I must admit I've read more reviews than actual script. But it sound really, really messed up.
Not even that. Just... dull.
Yeah, that bit was awesome...
Right up there with the paintball fight.
But that's like me forgiving Spara for writing nothing vaguely readable in the course of the last two/three years because your parodies are hilarious...
Speaking of Spara, he has revealed that his next story will NOT be a 'pale imitation' of Shada. The fact he has been starting threads about how wonderful Shada is (the bits where no one makes any jokes, any roads, because 'undergraduate humor' condoned by Williams is chavishness of the highest order) is pure coincidence.
So the Sixth Doctor could never handle things on his own?
Well, not really, no. Because Saward wrote him as a complete plonker...
I don't see it as that bad because he does it when he's forced into a situation where he has no alternative to fight. And fight well. Of course, if he didn't have the ability to absorb Pertwee's Venusian aikido he'd probably have just found a way to escape.
Actually, it's just one page when Peri is carrying him.
And I said otherwise where exactly?
Thinking again, it's probably because I don't like the idea rather than it being done badly.
Fair enough.
Yes. And the justification for the bit where Peri gets washed out of her bath and ends up butt naked at the Doctor's feet?
If I could remember it I'd have something to say.
At any rate, a great many writers seem unable to contain their lust when writing for Peri. (Terry? Dear god man WHAT HAVE YOU DONE?!?)
Actually, that sounds in keeping with the period as well...
The humanoid every alien wants to sex. (Apart from Sil)
All four pages involving her, yeah.
Maybe you could have enjoyed it more if you read the pages instead of counting them?
Oh yeah, the other Earth is Mondas, right? Yeah. Sure...
I went back and had a look at it, but the revelation is treated far too light-heartedly for me to think it's meant to be Mondas. It comes across a bit of comic relief than anything else.
(And besides, how can a planet be 'upside down', anyway?)
but the Fifth Doctor admitting it never gets criticized...
When was that?
Right up there with the paintball fight.
"No hard feelings"
"You shot me in the bollocks, Tim"
"Like I said, no hard feelings"
Speaking of Spara, he has revealed that his next story will NOT be a 'pale imitation' of Shada. The fact he has been starting threads about how wonderful Shada is (the bits where no one makes any jokes, any roads, because 'undergraduate humor' condoned by Williams is chavishness of the highest order) is pure coincidence.
Damnit. His hypocrisy is nearing levels strong enough to lure me back onto OG...

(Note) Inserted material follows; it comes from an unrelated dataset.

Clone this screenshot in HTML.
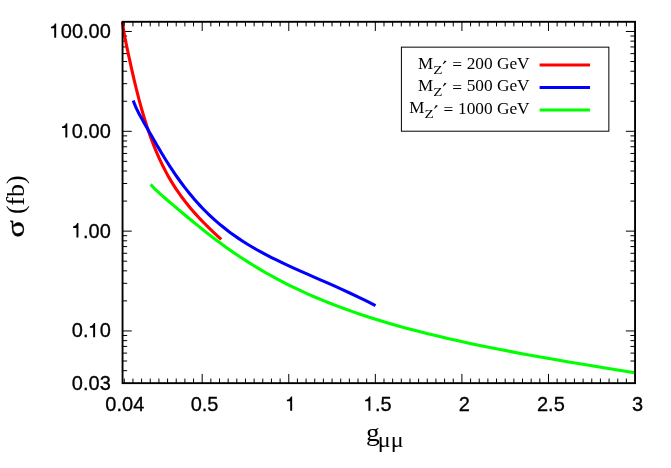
<!DOCTYPE html>
<html><head><meta charset="utf-8"><style>
html,body{margin:0;padding:0;background:#fff;}
svg{display:block;will-change:transform;}
text{fill:#000;}
.sans{font-family:"Liberation Sans",sans-serif;font-size:20px;}
.serif{font-family:"Liberation Serif",serif;}
</style></head><body>
<svg width="671" height="468" viewBox="0 0 671 468">
<rect x="0" y="0" width="671" height="468" fill="#fff"/>
<clipPath id="cp"><rect x="120.95" y="21.80" width="514.10" height="361.35"/></clipPath>
<path d="M124.28 383.15V378.55M124.28 21.80V26.40M132.94 383.15V378.55M132.94 21.80V26.40M141.60 383.15V378.55M141.60 21.80V26.40M150.25 383.15V378.55M150.25 21.80V26.40M158.91 383.15V378.55M158.91 21.80V26.40M167.57 383.15V378.55M167.57 21.80V26.40M176.22 383.15V378.55M176.22 21.80V26.40M184.88 383.15V378.55M184.88 21.80V26.40M193.54 383.15V378.55M193.54 21.80V26.40M202.20 383.15V373.95M202.20 21.80V31.00M210.85 383.15V378.55M210.85 21.80V26.40M219.51 383.15V378.55M219.51 21.80V26.40M228.17 383.15V378.55M228.17 21.80V26.40M236.82 383.15V378.55M236.82 21.80V26.40M245.48 383.15V378.55M245.48 21.80V26.40M254.14 383.15V378.55M254.14 21.80V26.40M262.79 383.15V378.55M262.79 21.80V26.40M271.45 383.15V378.55M271.45 21.80V26.40M280.11 383.15V378.55M280.11 21.80V26.40M288.77 383.15V373.95M288.77 21.80V31.00M297.42 383.15V378.55M297.42 21.80V26.40M306.08 383.15V378.55M306.08 21.80V26.40M314.74 383.15V378.55M314.74 21.80V26.40M323.39 383.15V378.55M323.39 21.80V26.40M332.05 383.15V378.55M332.05 21.80V26.40M340.71 383.15V378.55M340.71 21.80V26.40M349.37 383.15V378.55M349.37 21.80V26.40M358.02 383.15V378.55M358.02 21.80V26.40M366.68 383.15V378.55M366.68 21.80V26.40M375.34 383.15V373.95M375.34 21.80V31.00M383.99 383.15V378.55M383.99 21.80V26.40M392.65 383.15V378.55M392.65 21.80V26.40M401.31 383.15V378.55M401.31 21.80V26.40M409.97 383.15V378.55M409.97 21.80V26.40M418.62 383.15V378.55M418.62 21.80V26.40M427.28 383.15V378.55M427.28 21.80V26.40M435.94 383.15V378.55M435.94 21.80V26.40M444.59 383.15V378.55M444.59 21.80V26.40M453.25 383.15V378.55M453.25 21.80V26.40M461.91 383.15V373.95M461.91 21.80V31.00M470.57 383.15V378.55M470.57 21.80V26.40M479.22 383.15V378.55M479.22 21.80V26.40M487.88 383.15V378.55M487.88 21.80V26.40M496.54 383.15V378.55M496.54 21.80V26.40M505.19 383.15V378.55M505.19 21.80V26.40M513.85 383.15V378.55M513.85 21.80V26.40M522.51 383.15V378.55M522.51 21.80V26.40M531.16 383.15V378.55M531.16 21.80V26.40M539.82 383.15V378.55M539.82 21.80V26.40M548.48 383.15V373.95M548.48 21.80V31.00M557.14 383.15V378.55M557.14 21.80V26.40M565.79 383.15V378.55M565.79 21.80V26.40M574.45 383.15V378.55M574.45 21.80V26.40M583.11 383.15V378.55M583.11 21.80V26.40M591.76 383.15V378.55M591.76 21.80V26.40M600.42 383.15V378.55M600.42 21.80V26.40M609.08 383.15V378.55M609.08 21.80V26.40M617.74 383.15V378.55M617.74 21.80V26.40M626.39 383.15V378.55M626.39 21.80V26.40M122.55 370.68H127.15M122.55 361.00H127.15M635.05 361.00H630.45M122.55 353.10H127.15M635.05 353.10H630.45M122.55 346.42H127.15M635.05 346.42H630.45M122.55 340.63H127.15M635.05 340.63H630.45M122.55 335.52H127.15M635.05 335.52H630.45M122.55 330.95H131.75M635.05 330.95H625.85M122.55 300.90H127.15M635.05 300.90H630.45M122.55 283.32H127.15M635.05 283.32H630.45M122.55 270.85H127.15M635.05 270.85H630.45M122.55 261.18H127.15M635.05 261.18H630.45M122.55 253.27H127.15M635.05 253.27H630.45M122.55 246.59H127.15M635.05 246.59H630.45M122.55 240.80H127.15M635.05 240.80H630.45M122.55 235.69H127.15M635.05 235.69H630.45M122.55 231.13H131.75M635.05 231.13H625.85M122.55 201.08H127.15M635.05 201.08H630.45M122.55 183.50H127.15M635.05 183.50H630.45M122.55 171.03H127.15M635.05 171.03H630.45M122.55 161.35H127.15M635.05 161.35H630.45M122.55 153.45H127.15M635.05 153.45H630.45M122.55 146.76H127.15M635.05 146.76H630.45M122.55 140.97H127.15M635.05 140.97H630.45M122.55 135.87H127.15M635.05 135.87H630.45M122.55 131.30H131.75M635.05 131.30H625.85M122.55 101.25H127.15M635.05 101.25H630.45M122.55 83.67H127.15M635.05 83.67H630.45M122.55 71.20H127.15M635.05 71.20H630.45M122.55 61.52H127.15M635.05 61.52H630.45M122.55 53.62H127.15M635.05 53.62H630.45M122.55 46.94H127.15M635.05 46.94H630.45M122.55 41.15H127.15M635.05 41.15H630.45M122.55 36.04H127.15M635.05 36.04H630.45M122.55 31.47H131.75M635.05 31.47H625.85" stroke="#000" stroke-width="1.0" fill="none"/>
<g clip-path="url(#cp)" fill="none" stroke-width="3.1" stroke-linejoin="round">
<path d="M122.29 21.07L122.53 22.96L122.77 24.78L123.03 26.54L123.29 28.27L123.56 29.96L123.85 31.63L124.14 33.29L124.44 34.95L124.76 36.62L125.08 38.31L125.42 40.01L125.77 41.75L126.13 43.51L126.50 45.32L126.89 47.18L127.29 49.08L127.70 51.04L128.13 53.05L128.58 55.12L129.04 57.25L129.52 59.44L130.01 61.70L130.52 64.02L131.05 66.40L131.60 68.85L132.17 71.37L132.76 73.94L133.37 76.59L134.00 79.29L134.66 82.05L135.33 84.87L136.04 87.75L136.76 90.68L137.52 93.66L138.29 96.69L139.10 99.77L139.94 102.89L140.80 106.05L141.70 109.25L142.63 112.48L143.59 115.74L144.58 119.02L145.61 122.33L146.68 125.66L147.79 129.01L148.93 132.37L150.12 135.74L151.34 139.11L152.61 142.49L153.93 145.87L155.29 149.25L156.71 152.62L158.17 155.98L159.68 159.33L161.25 162.68L162.87 166.00L164.56 169.32L166.30 172.61L168.10 175.89L169.97 179.14L171.90 182.38L173.91 185.60L175.98 188.80L178.13 191.98L180.35 195.14L182.66 198.29L185.04 201.43L187.51 204.55L190.07 207.66L192.72 210.77L195.47 213.88L198.31 216.99L201.25 220.11L204.30 223.24L207.45 226.40L210.72 229.58L214.11 232.80L217.61 236.06L221.24 239.38" stroke="#ff0000"/>
<path d="M133.25 100.40L133.86 102.20L134.49 103.91L135.15 105.54L135.82 107.12L136.52 108.66L137.25 110.17L138.00 111.67L138.77 113.17L139.57 114.68L140.40 116.21L141.26 117.77L142.15 119.37L143.07 121.00L144.02 122.69L145.00 124.42L146.02 126.21L147.07 128.06L148.16 129.98L149.29 131.95L150.46 133.99L151.67 136.10L152.91 138.28L154.21 140.52L155.54 142.83L156.93 145.20L158.36 147.63L159.84 150.13L161.37 152.69L162.95 155.31L164.59 157.98L166.29 160.71L168.05 163.48L169.86 166.31L171.74 169.17L173.69 172.08L175.70 175.03L177.78 178.00L179.93 181.01L182.16 184.04L184.47 187.09L186.85 190.16L189.32 193.24L191.87 196.33L194.52 199.42L197.25 202.51L200.08 205.60L203.00 208.69L206.03 211.76L209.16 214.81L212.41 217.85L215.76 220.87L219.23 223.86L222.82 226.82L226.53 229.76L230.37 232.67L234.35 235.54L238.46 238.39L242.72 241.20L247.12 243.99L251.68 246.74L256.39 249.47L261.27 252.18L266.32 254.87L271.54 257.55L276.94 260.23L282.53 262.91L288.32 265.61L294.30 268.34L300.49 271.11L306.89 273.93L313.52 276.83L320.38 279.82L327.47 282.93L334.81 286.18L342.41 289.60L350.27 293.22L358.40 297.07L366.81 301.19L375.51 305.62" stroke="#0000ff"/>
<path d="M150.63 184.37L151.85 185.76L153.11 187.12L154.41 188.46L155.76 189.80L157.15 191.13L158.59 192.47L160.08 193.82L161.63 195.20L163.23 196.60L164.88 198.03L166.59 199.51L168.36 201.02L170.19 202.58L172.09 204.18L174.05 205.84L176.08 207.55L178.18 209.32L180.35 211.15L182.60 213.03L184.92 214.98L187.33 216.98L189.82 219.05L192.40 221.18L195.06 223.36L197.82 225.61L200.68 227.91L203.63 230.26L206.69 232.68L209.85 235.14L213.12 237.66L216.51 240.22L220.01 242.83L223.64 245.49L227.39 248.18L231.27 250.92L235.29 253.68L239.44 256.48L243.74 259.31L248.19 262.17L252.80 265.04L257.56 267.94L262.49 270.85L267.59 273.77L272.87 276.71L278.33 279.65L283.98 282.59L289.83 285.54L295.88 288.48L302.14 291.41L308.62 294.34L315.32 297.26L322.25 300.16L329.43 303.05L336.86 305.92L344.54 308.78L352.49 311.61L360.72 314.42L369.23 317.21L378.04 319.98L387.15 322.72L396.58 325.44L406.34 328.14L416.43 330.81L426.88 333.47L437.69 336.10L448.88 338.71L460.45 341.31L472.42 343.90L484.82 346.47L497.64 349.04L510.91 351.61L524.63 354.17L538.84 356.75L553.54 359.34L568.75 361.95L584.48 364.58L600.77 367.25L617.62 369.96L635.05 372.73" stroke="#00ff00"/>
</g>
<rect x="122.55" y="21.80" width="512.50" height="361.35" fill="none" stroke="#000" stroke-width="1.9"/>
<path d="M56.18 37.77L54.23 37.77L54.23 28.27L50.93 28.27L50.93 26.67C52.93 26.57 54.48 25.32 54.93 23.42L56.18 23.42Z" fill="#000"/><text class="sans" stroke="#000" stroke-width="0.3" transform="translate(49.63,37.92) scale(1,1.05)" x="11.12 22.25 33.37 38.93 50.05">00.00</text>
<path d="M67.30 137.60L65.35 137.60L65.35 128.10L62.05 128.10L62.05 126.50C64.05 126.40 65.60 125.15 66.05 123.25L67.30 123.25Z" fill="#000"/><text class="sans" stroke="#000" stroke-width="0.3" transform="translate(60.75,137.75) scale(1,1.05)" x="11.12 22.25 27.80 38.93">0.00</text>
<path d="M78.42 237.43L76.47 237.43L76.47 227.93L73.17 227.93L73.17 226.33C75.17 226.23 76.72 224.98 77.17 223.08L78.42 223.08Z" fill="#000"/><text class="sans" stroke="#000" stroke-width="0.3" transform="translate(71.87,237.58) scale(1,1.05)" x="11.12 16.68 27.80">.00</text>
<path d="M95.10 337.25L93.15 337.25L93.15 327.75L89.85 327.75L89.85 326.15C91.85 326.05 93.40 324.80 93.85 322.90L95.10 322.90Z" fill="#000"/><text class="sans" stroke="#000" stroke-width="0.3" transform="translate(71.87,337.40) scale(1,1.05)" x="0.00 11.12 27.80">0.0</text>
<text class="sans" stroke="#000" stroke-width="0.3" transform="translate(71.87,389.60) scale(1,1.05)" x="0.00 11.12 16.68 27.80">0.03</text>
<text class="sans" stroke="#000" stroke-width="0.3" transform="translate(105.34,411.00) scale(1,1.05)" x="0.00 11.12 16.68 27.80">0.04</text>
<text class="sans" stroke="#000" stroke-width="0.3" transform="translate(190.69,411.00) scale(1,1.05)" x="0.00 11.12 16.68">0.5</text>
<path d="M292.15 410.85L290.20 410.85L290.20 401.35L286.90 401.35L286.90 399.75C288.90 399.65 290.45 398.40 290.90 396.50L292.15 396.50Z" fill="#000"/>
<path d="M370.39 410.85L368.44 410.85L368.44 401.35L365.14 401.35L365.14 399.75C367.14 399.65 368.69 398.40 369.14 396.50L370.39 396.50Z" fill="#000"/><text class="sans" stroke="#000" stroke-width="0.3" transform="translate(363.84,411.00) scale(1,1.05)" x="11.12 16.68">.5</text>
<text class="sans" stroke="#000" stroke-width="0.3" transform="translate(458.75,411.00) scale(1,1.05)" x="0.00">2</text>
<text class="sans" stroke="#000" stroke-width="0.3" transform="translate(536.98,411.00) scale(1,1.05)" x="0.00 11.12 16.68">2.5</text>
<text class="sans" stroke="#000" stroke-width="0.3" transform="translate(631.89,411.00) scale(1,1.05)" x="0.00">3</text>
<!-- y label -->
<g class="serif" font-size="25" transform="translate(23.5,237.5) rotate(-90)">
<text transform="scale(1.28,1)" x="0" y="0" stroke="#000" stroke-width="0.35">σ</text>
<text transform="translate(23.4,0) scale(1.03,1)" x="0" y="0">(fb)</text>
</g>
<!-- x label -->
<text class="serif" font-size="25" transform="translate(365.9,440.9) scale(1.10,1)">g</text>
<text class="serif" font-size="20" transform="translate(377.8,447.0) scale(1.2,1)">μμ</text>
<!-- legend -->
<rect x="401.4" y="47.15" width="207.45" height="84.05" fill="none" stroke="#000" stroke-width="1"/>
<g class="serif" font-size="17">
<text x="418.0" y="68.7">M</text><text font-size="12.6" transform="translate(433.2,73.6) scale(1.2,1)">Z</text><path d="M444.70 60.50L446.50 61.20L443.40 64.20L442.80 63.90Z" fill="#000"/><text font-size="17.3" x="452.3" y="70.3">=</text><text font-size="17.3" text-anchor="end" x="529.6" y="68.95">200 GeV</text>
<text x="418.0" y="91.0">M</text><text font-size="12.6" transform="translate(433.2,95.9) scale(1.2,1)">Z</text><path d="M444.70 82.80L446.50 83.50L443.40 86.50L442.80 86.20Z" fill="#000"/><text font-size="17.3" x="452.3" y="92.6">=</text><text font-size="17.3" text-anchor="end" x="529.6" y="91.25">500 GeV</text>
<text x="409.3" y="113.3">M</text><text font-size="12.6" transform="translate(424.5,118.2) scale(1.2,1)">Z</text><path d="M436.00 105.10L437.80 105.80L434.70 108.80L434.10 108.50Z" fill="#000"/><text font-size="17.3" x="443.6" y="114.9">=</text><text font-size="17.3" text-anchor="end" x="529.6" y="113.55">1000 GeV</text>
</g>
<g stroke-width="3" fill="none">
<path d="M539.6 65.1H590.05" stroke="#ff0000"/>
<path d="M539.6 87.5H590.05" stroke="#0000ff"/>
<path d="M539.6 109.9H590.05" stroke="#00ff00"/>
</g>
</svg>
</body></html>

Well, not really, no. Because Saward wrote him as a complete plonker...
Oh yeah...
And I said otherwise where exactly?
Touchy touche.
If I could remember it I'd have something to say.
That's reasonable.
At any rate, a great many writers seem unable to contain their lust when writing for Peri. (Terry? Dear god man WHAT HAVE YOU DONE?!?)
Ask what he HASN'T done. It's a shorter list.
The humanoid every alien wants to sex. (Apart from Sil)
Who DOES like her in feathers...
Maybe you could have enjoyed it more if you read the pages instead of counting them?
Maybe I wouldn't have counted the pages if they held anything REMOTELY INTERESTING!
I went back and had a look at it, but the revelation is treated far too light-heartedly for me to think it's meant to be Mondas. It comes across a bit of comic relief than anything else.
Yeah. I got the impression that Earth becomes identical to 'our' one and the Doctor visits alternate ones whenever aliens aren't on the front pages of the newspapers...
(And besides, how can a planet be 'upside down', anyway?)
Not sure...
When was that?
Spare Parts. Cyber conversion only works because its partially based on the Doctor's brain pattern. Without him, they would have died out in no time.
"No hard feelings"
"You shot me in the bollocks, Tim"
"Like I said, no hard feelings"
Did I mention Spaced rocks with the power of a Parkinson's suffer on the San Andreas fault?
Damnit. His hypocrisy is nearing levels strong enough to lure me back onto OG...
Oh and I told people your browser is playing up, and you'd like Alistair Miles to appear.